§ **Exercise objective**: Set down every entry word for word. Omit the pictures.

§ **Task input**:
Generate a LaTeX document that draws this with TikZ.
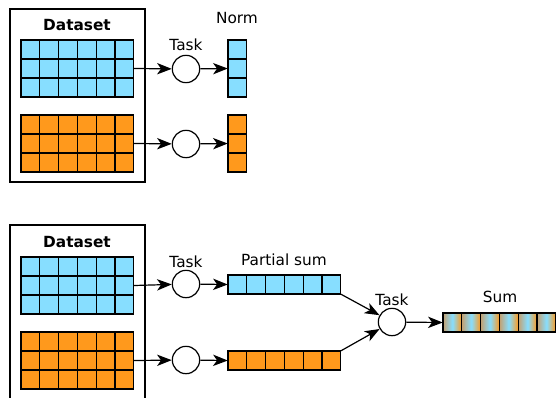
\documentclass[tikz,border=0pt]{standalone}
\usepackage{fontspec}
\setsansfont{DejaVu Sans}
\usetikzlibrary{arrows.meta,fit}

\definecolor{cellblue}{RGB}{135,222,255}
\definecolor{cellorange}{RGB}{255,153,28}
\definecolor{celltan}{RGB}{196,160,112}

\tikzset{
  task/.style={circle, draw, fill=white, line width=0.9pt, minimum size=20.5pt, inner sep=0pt},
  flow/.style={-{Stealth[length=11pt,width=8.5pt,inset=3pt]}, line width=0.9pt},
  caption/.style={font=\sffamily\fontsize{11.5}{13}\selectfont},
  heading/.style={font=\sffamily\bfseries\fontsize{11.5}{13}\selectfont},
  datasetbox/.style={draw, line width=1.6pt},
}

% grid of cells: name, left, top, columns, rows, colour
\newcommand{\cellgrid}[6]{%
  \foreach \c in {1,...,#4}{
    \foreach \r in {1,...,#5}{
      \draw[fill=#6, line width=0.9pt] ({#2+(\c-1)*\cw},{#3+(\r-1)*\ch}) rectangle ++(\cw,\ch);
    }
  }
  \node[fit={(#2,#3) ({#2+#4*\cw},{#3+#5*\ch})}, inner sep=0pt] (#1) {};
}

\begin{document}
\begin{tikzpicture}[x=0.75pt, y=-0.75pt]
  \def\cw{18.8} % cell width
  \def\ch{19}   % cell height

  \clip (0,0) rectangle (556,397);

  % ---- top: norm of each row ----
  \draw[datasetbox] (10,9) rectangle (145,182);
  \node[heading] (dstop) at (77,25) {Dataset};
  \cellgrid{gridA}{21}{40}{6}{3}{cellblue}
  \cellgrid{gridB}{21}{115}{6}{3}{cellorange}

  \node[task] (tA) at (186,69) {};
  \node[task] (tB) at (186,144) {};
  \node[caption] (tasktop) at (186,45) {Task};

  \def\cw{18.2}
  \cellgrid{normA}{228}{40}{1}{3}{cellblue}
  \cellgrid{normB}{228}{115}{1}{3}{cellorange}
  \node[caption] (normlbl) at (237,18) {Norm};

  \draw[flow] (gridA.east) -- (tA);
  \draw[flow] (tA) -- (normA.west);
  \draw[flow] (gridB.east) -- (tB);
  \draw[flow] (tB) -- (normB.west);

  % ---- bottom: partial sums, then total ----
  \def\cw{18.8}
  \draw[datasetbox] (10,225) rectangle (145,410);
  \node[heading] (dsbot) at (77,242) {Dataset};
  \cellgrid{gridC}{21}{257}{6}{3}{cellblue}
  \cellgrid{gridD}{21}{332}{6}{3}{cellorange}

  \node[task] (tC) at (186,284) {};
  \node[task] (tD) at (186,360) {};
  \node[caption] (taskbot) at (186,262) {Task};

  \cellgrid{psumA}{228}{275}{6}{1}{cellblue}
  \cellgrid{psumB}{228}{351}{6}{1}{cellorange}
  \node[caption] (psumlbl) at (284,260) {Partial sum};

  \node[task] (tE) at (392,322) {};
  \node[caption] (tasksum) at (392,300) {Task};

  % total row with mixed colours
  \foreach \c in {1,...,6}{
    \shade[left color=celltan, right color=cellorange, middle color=cellblue]
      ({443+(\c-1)*\cw},313) rectangle ++(\cw,\ch);
    \draw[line width=0.9pt] ({443+(\c-1)*\cw},313) rectangle ++(\cw,\ch);
  }
  \node[fit={(443,313) (556,332)}, inner sep=0pt] (total) {};
  \node[caption] (sumlbl) at (500,297) {Sum};

  \draw[flow] (gridC.east) -- (tC);
  \draw[flow] (tC) -- (psumA.west);
  \draw[flow] (gridD.east) -- (tD);
  \draw[flow] (tD) -- (psumB.west);
  \draw[flow] (psumA.south east) -- (tE);
  \draw[flow] (psumB.north east) -- (tE);
  \draw[flow] (tE) -- (total.west);
\end{tikzpicture}
\end{document}
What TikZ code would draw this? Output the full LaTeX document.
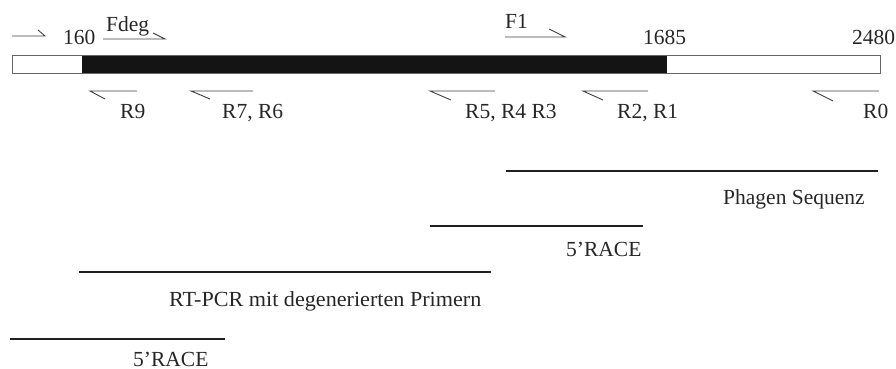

§ **The reply**:
Generate a LaTeX document that draws this with TikZ.
\documentclass[tikz,border=0pt]{standalone}
\usepackage{fontspec}
\setsansfont{DejaVu Sans}
\usetikzlibrary{arrows.meta,fit}

\definecolor{cellblue}{RGB}{135,222,255}
\definecolor{cellorange}{RGB}{255,153,28}
\definecolor{celltan}{RGB}{196,160,112}

\tikzset{
  task/.style={circle, draw, fill=white, line width=0.9pt, minimum size=20.5pt, inner sep=0pt},
  flow/.style={-{Stealth[length=11pt,width=8.5pt,inset=3pt]}, line width=0.9pt},
  caption/.style={font=\sffamily\fontsize{11.5}{13}\selectfont},
  heading/.style={font=\sffamily\bfseries\fontsize{11.5}{13}\selectfont},
  datasetbox/.style={draw, line width=1.6pt},
}

% grid of cells: name, left, top, columns, rows, colour
\newcommand{\cellgrid}[6]{%
  \foreach \c in {1,...,#4}{
    \foreach \r in {1,...,#5}{
      \draw[fill=#6, line width=0.9pt] ({#2+(\c-1)*\cw},{#3+(\r-1)*\ch}) rectangle ++(\cw,\ch);
    }
  }
  \node[fit={(#2,#3) ({#2+#4*\cw},{#3+#5*\ch})}, inner sep=0pt] (#1) {};
}

\begin{document}
\begin{tikzpicture}[x=0.75pt, y=-0.75pt]
  \def\cw{18.8} % cell width
  \def\ch{19}   % cell height

  \clip (0,0) rectangle (556,397);

  % ---- top: norm of each row ----
  \draw[datasetbox] (10,9) rectangle (145,182);
  \node[heading] (dstop) at (77,25) {Dataset};
  \cellgrid{gridA}{21}{40}{6}{3}{cellblue}
  \cellgrid{gridB}{21}{115}{6}{3}{cellorange}

  \node[task] (tA) at (186,69) {};
  \node[task] (tB) at (186,144) {};
  \node[caption] (tasktop) at (186,45) {Task};

  \def\cw{18.2}
  \cellgrid{normA}{228}{40}{1}{3}{cellblue}
  \cellgrid{normB}{228}{115}{1}{3}{cellorange}
  \node[caption] (normlbl) at (237,18) {Norm};

  \draw[flow] (gridA.east) -- (tA);
  \draw[flow] (tA) -- (normA.west);
  \draw[flow] (gridB.east) -- (tB);
  \draw[flow] (tB) -- (normB.west);

  % ---- bottom: partial sums, then total ----
  \def\cw{18.8}
  \draw[datasetbox] (10,225) rectangle (145,410);
  \node[heading] (dsbot) at (77,242) {Dataset};
  \cellgrid{gridC}{21}{257}{6}{3}{cellblue}
  \cellgrid{gridD}{21}{332}{6}{3}{cellorange}

  \node[task] (tC) at (186,284) {};
  \node[task] (tD) at (186,360) {};
  \node[caption] (taskbot) at (186,262) {Task};

  \cellgrid{psumA}{228}{275}{6}{1}{cellblue}
  \cellgrid{psumB}{228}{351}{6}{1}{cellorange}
  \node[caption] (psumlbl) at (284,260) {Partial sum};

  \node[task] (tE) at (392,322) {};
  \node[caption] (tasksum) at (392,300) {Task};

  % total row with mixed colours
  \foreach \c in {1,...,6}{
    \shade[left color=celltan, right color=cellorange, middle color=cellblue]
      ({443+(\c-1)*\cw},313) rectangle ++(\cw,\ch);
    \draw[line width=0.9pt] ({443+(\c-1)*\cw},313) rectangle ++(\cw,\ch);
  }
  \node[fit={(443,313) (556,332)}, inner sep=0pt] (total) {};
  \node[caption] (sumlbl) at (500,297) {Sum};

  \draw[flow] (gridC.east) -- (tC);
  \draw[flow] (tC) -- (psumA.west);
  \draw[flow] (gridD.east) -- (tD);
  \draw[flow] (tD) -- (psumB.west);
  \draw[flow] (psumA.south east) -- (tE);
  \draw[flow] (psumB.north east) -- (tE);
  \draw[flow] (tE) -- (total.west);
\end{tikzpicture}
\end{document}
What TikZ code would draw this? Output the full LaTeX document.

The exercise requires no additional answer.